== Exercise goal ==
Return all of the data exactly, with nothing left out but the pictures.

== Given data ==
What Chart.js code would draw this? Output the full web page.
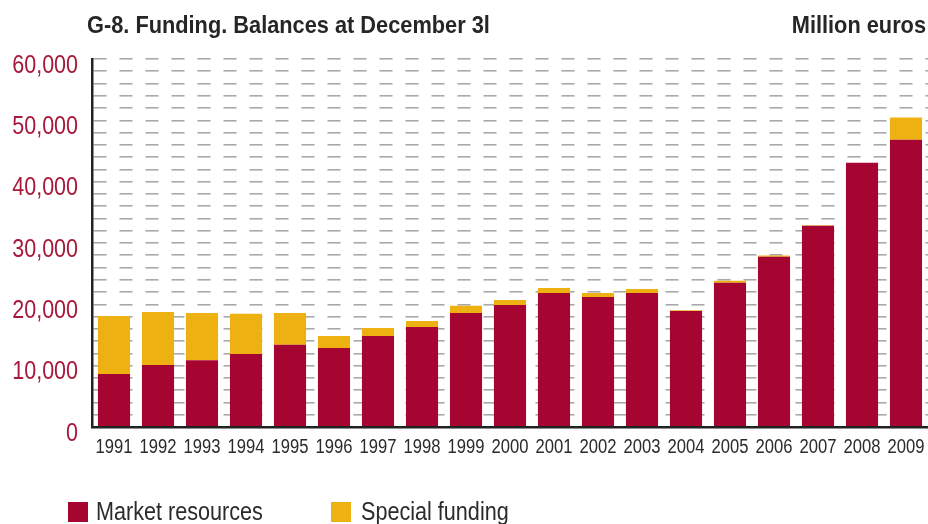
<!DOCTYPE html>
<html>
<head>
<meta charset="utf-8">
<script src="https://cdn.jsdelivr.net/npm/chart.js@4"></script>
<style>
  body { margin: 0; background: #fff; font-family: 'Liberation Sans', Arial, sans-serif; }
  #wrap { position: relative; width: 928px; height: 524px; overflow: hidden; }
  #chart { position: absolute; left: 0; top: 0; }
  .title { position: absolute; top: 13px; font-weight: bold; font-size: 24px; line-height: 1; color: #262626; white-space: nowrap; }
  .item { position: absolute; white-space: nowrap; }
  .box { position: absolute; top: 502px; width: 19.5px; height: 19.5px; }
  .lbl { position: absolute; top: 499px; font-size: 25px; line-height: 1; color: #2b2b2b; white-space: nowrap; transform: scaleX(0.864); transform-origin: left top; }
</style>
</head>
<body>
<div id="wrap">
  <canvas id="chart" width="928" height="524"></canvas>
  <div class="title" style="left:87px; transform: scaleX(0.907); transform-origin: left top;">G-8. Funding. Balances at December 3l</div>
  <div class="title" style="right:2px; transform: scaleX(0.907); transform-origin: right top;">Million euros</div>
  <div id="legend"></div>
</div>
<script>
// Balances at December 31, million euros
const years = ['1991', '1992', '1993', '1994', '1995', '1996', '1997', '1998', '1999', '2000',
               '2001', '2002', '2003', '2004', '2005', '2006', '2007', '2008', '2009'];
const marketResources = [8650, 10100, 10900, 11900, 13400, 12900, 14850, 16300, 18600, 19900,
                         21850, 21200, 21850, 18900, 23500, 27750, 32800, 43100, 46850];
const specialFunding = [9450, 8650, 7700, 6550, 5200, 1950, 1300, 1000, 1150, 800,
                        800, 650, 650, 150, 350, 200, 100, 0, 3600];
const yTicks = [0, 10000, 20000, 30000, 40000, 50000, 60000];

const seriesNames = ['Market resources', 'Special funding'];
const seriesColors = ['#a60532', '#edb111'];

const ctx = document.getElementById('chart').getContext('2d');
const family = "'Liberation Sans', Arial, sans-serif";

// draw text squeezed horizontally (the axis labels use a narrow face)
function narrowText(c, text, x, y, squeeze) {
    c.save();
    c.translate(x, y);
    c.scale(squeeze, 1);
    c.fillText(text, 0, 0);
    c.restore();
}

// tick labels, placed from the chart's own scales
const narrowTicks = {
    id: 'narrowTicks',
    afterDraw(chart) {
        const c = chart.ctx;
        const xs = chart.scales.x;
        const ys = chart.scales.y;
        c.save();
        c.textBaseline = 'alphabetic';

        c.fillStyle = '#2b2b2b';
        c.font = `20px ${family}`;
        c.textAlign = 'center';
        xs.ticks.forEach((t, i) => {
            narrowText(c, xs.getLabelForValue(t.value), xs.getPixelForTick(i), 453, 0.83);
        });

        c.fillStyle = '#a8183a';
        c.font = `25px ${family}`;
        c.textAlign = 'right';
        ys.ticks.forEach(t => {
            if (!yTicks.includes(t.value)) return;
            narrowText(c, t.value.toLocaleString('en-US'), 78, ys.getPixelForValue(t.value) + 13.5, 0.86);
        });
        c.restore();
    }
};

const myChart = new Chart(ctx, {
    type: 'bar',
    data: {
        labels: years,
        datasets: [
            { label: seriesNames[0], data: marketResources, backgroundColor: seriesColors[0] },
            { label: seriesNames[1], data: specialFunding, backgroundColor: seriesColors[1] }
        ]
    },
    options: {
        responsive: false,
        animation: false,
        layout: { padding: { top: 59, left: 0, right: 0, bottom: 0 } },
        datasets: { bar: { barPercentage: 0.73, categoryPercentage: 1 } },
        plugins: {
            legend: { display: false },
            tooltip: { enabled: false }
        },
        scales: {
            x: {
                stacked: true,
                grid: { display: false },
                border: { display: true, color: '#222', width: 2.5, z: 1 },
                ticks: { display: false, autoSkip: false },
                afterFit: s => { s.height = 97; }
            },
            y: {
                stacked: true,
                min: 0,
                max: yTicks[yTicks.length - 1],
                grid: { color: '#a9a9a9', lineWidth: 1.6, drawTicks: false },
                border: { display: true, color: '#222', width: 2.5, dash: [13, 13], z: 1 },
                ticks: { display: false, stepSize: 2000, autoSkip: false },
                afterFit: s => { s.width = 92; }
            }
        }
    },
    plugins: [narrowTicks]
});

// legend below the chart
const legend = document.getElementById('legend');
const boxX = [68, 331];
const textX = [95.5, 361];
seriesNames.forEach((name, i) => {
    const box = document.createElement('span');
    box.className = 'box';
    box.style.left = boxX[i] + 'px';
    box.style.background = seriesColors[i];
    legend.appendChild(box);

    const lbl = document.createElement('span');
    lbl.className = 'lbl';
    lbl.style.left = textX[i] + 'px';
    lbl.textContent = name;
    legend.appendChild(lbl);
});
</script>
</body>
</html>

== Solution to this problem ==
What Chart.js code would draw this? Output the full web page.
<!DOCTYPE html>
<html>
<head>
<meta charset="utf-8">
<script src="https://cdn.jsdelivr.net/npm/chart.js@4"></script>
<style>
  body { margin: 0; background: #fff; font-family: 'Liberation Sans', Arial, sans-serif; }
  #wrap { position: relative; width: 928px; height: 524px; overflow: hidden; }
  #chart { position: absolute; left: 0; top: 0; }
  .title { position: absolute; top: 13px; font-weight: bold; font-size: 24px; line-height: 1; color: #262626; white-space: nowrap; }
  .item { position: absolute; white-space: nowrap; }
  .box { position: absolute; top: 502px; width: 19.5px; height: 19.5px; }
  .lbl { position: absolute; top: 499px; font-size: 25px; line-height: 1; color: #2b2b2b; white-space: nowrap; transform: scaleX(0.864); transform-origin: left top; }
</style>
</head>
<body>
<div id="wrap">
  <canvas id="chart" width="928" height="524"></canvas>
  <div class="title" style="left:87px; transform: scaleX(0.907); transform-origin: left top;">G-8. Funding. Balances at December 3l</div>
  <div class="title" style="right:2px; transform: scaleX(0.907); transform-origin: right top;">Million euros</div>
  <div id="legend"></div>
</div>
<script>
// Balances at December 31, million euros
const years = ['1991', '1992', '1993', '1994', '1995', '1996', '1997', '1998', '1999', '2000',
               '2001', '2002', '2003', '2004', '2005', '2006', '2007', '2008', '2009'];
const marketResources = [8650, 10100, 10900, 11900, 13400, 12900, 14850, 16300, 18600, 19900,
                         21850, 21200, 21850, 18900, 23500, 27750, 32800, 43100, 46850];
const specialFunding = [9450, 8650, 7700, 6550, 5200, 1950, 1300, 1000, 1150, 800,
                        800, 650, 650, 150, 350, 200, 100, 0, 3600];
const yTicks = [0, 10000, 20000, 30000, 40000, 50000, 60000];

const seriesNames = ['Market resources', 'Special funding'];
const seriesColors = ['#a60532', '#edb111'];

const ctx = document.getElementById('chart').getContext('2d');
const family = "'Liberation Sans', Arial, sans-serif";

// draw text squeezed horizontally (the axis labels use a narrow face)
function narrowText(c, text, x, y, squeeze) {
    c.save();
    c.translate(x, y);
    c.scale(squeeze, 1);
    c.fillText(text, 0, 0);
    c.restore();
}

// tick labels, placed from the chart's own scales
const narrowTicks = {
    id: 'narrowTicks',
    afterDraw(chart) {
        const c = chart.ctx;
        const xs = chart.scales.x;
        const ys = chart.scales.y;
        c.save();
        c.textBaseline = 'alphabetic';

        c.fillStyle = '#2b2b2b';
        c.font = `20px ${family}`;
        c.textAlign = 'center';
        xs.ticks.forEach((t, i) => {
            narrowText(c, xs.getLabelForValue(t.value), xs.getPixelForTick(i), 453, 0.83);
        });

        c.fillStyle = '#a8183a';
        c.font = `25px ${family}`;
        c.textAlign = 'right';
        ys.ticks.forEach(t => {
            if (!yTicks.includes(t.value)) return;
            narrowText(c, t.value.toLocaleString('en-US'), 78, ys.getPixelForValue(t.value) + 13.5, 0.86);
        });
        c.restore();
    }
};

const myChart = new Chart(ctx, {
    type: 'bar',
    data: {
        labels: years,
        datasets: [
            { label: seriesNames[0], data: marketResources, backgroundColor: seriesColors[0] },
            { label: seriesNames[1], data: specialFunding, backgroundColor: seriesColors[1] }
        ]
    },
    options: {
        responsive: false,
        animation: false,
        layout: { padding: { top: 59, left: 0, right: 0, bottom: 0 } },
        datasets: { bar: { barPercentage: 0.73, categoryPercentage: 1 } },
        plugins: {
            legend: { display: false },
            tooltip: { enabled: false }
        },
        scales: {
            x: {
                stacked: true,
                grid: { display: false },
                border: { display: true, color: '#222', width: 2.5, z: 1 },
                ticks: { display: false, autoSkip: false },
                afterFit: s => { s.height = 97; }
            },
            y: {
                stacked: true,
                min: 0,
                max: yTicks[yTicks.length - 1],
                grid: { color: '#a9a9a9', lineWidth: 1.6, drawTicks: false },
                border: { display: true, color: '#222', width: 2.5, dash: [13, 13], z: 1 },
                ticks: { display: false, stepSize: 2000, autoSkip: false },
                afterFit: s => { s.width = 92; }
            }
        }
    },
    plugins: [narrowTicks]
});

// legend below the chart
const legend = document.getElementById('legend');
const boxX = [68, 331];
const textX = [95.5, 361];
seriesNames.forEach((name, i) => {
    const box = document.createElement('span');
    box.className = 'box';
    box.style.left = boxX[i] + 'px';
    box.style.background = seriesColors[i];
    legend.appendChild(box);

    const lbl = document.createElement('span');
    lbl.className = 'lbl';
    lbl.style.left = textX[i] + 'px';
    lbl.textContent = name;
    legend.appendChild(lbl);
});
</script>
</body>
</html>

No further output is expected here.